On the heels of the Supreme Court’s decision to hear its first-ever same-sex marriage cases, Justice Antonin Scalia is not only defending his legal writings and “moral feelings” against homosexuality—he’s digging himself into an even deeper hole.
“If we cannot have moral feelings against homosexuality, can we have it against murder? Can we have it against other things?” Scalia said Monday at Princeton University, in response to a gay student’s question about why Scalia equates laws banning sodomy with those barring bestiality and murder.
The student, freshman Duncan Hosie of San Francisco, was referring to Scalia’s dissent in Lawrence v. Texas (2003), in which the Court struck down Texas’ sodomy law and made same-sex activity legal across the country.

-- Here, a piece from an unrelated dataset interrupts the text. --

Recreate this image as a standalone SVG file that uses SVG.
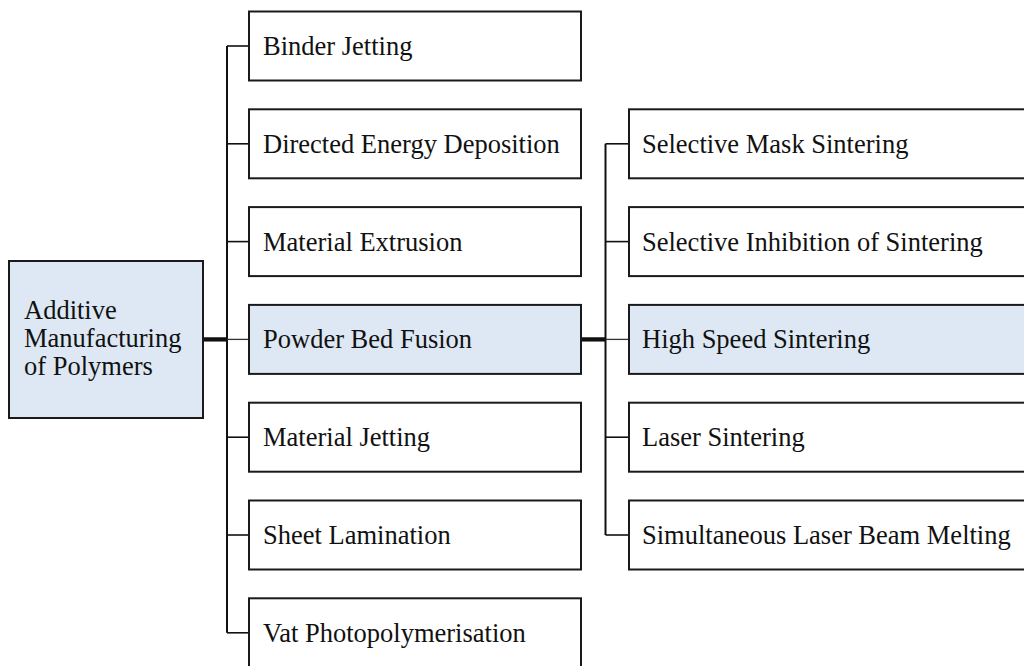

In his dissent, Scalia wrote that if the Court was no longer prepared to uphold laws based on moral choices as it had in previous cases, then “state laws against bigamy, same-sex marriage, adult incest, prostitution, masturbation, adultery, fornication, bestiality, and obscenity” could be called into question.
Murder gets no mention in Scalia’s laundry list of immoral activities. So why draw the comparison now?
Scalia qualified his statement yesterday, saying he was not equating sodomy with murder but drawing a parallel between the bans on both, as legislative bodies can ban what they believe to be immoral.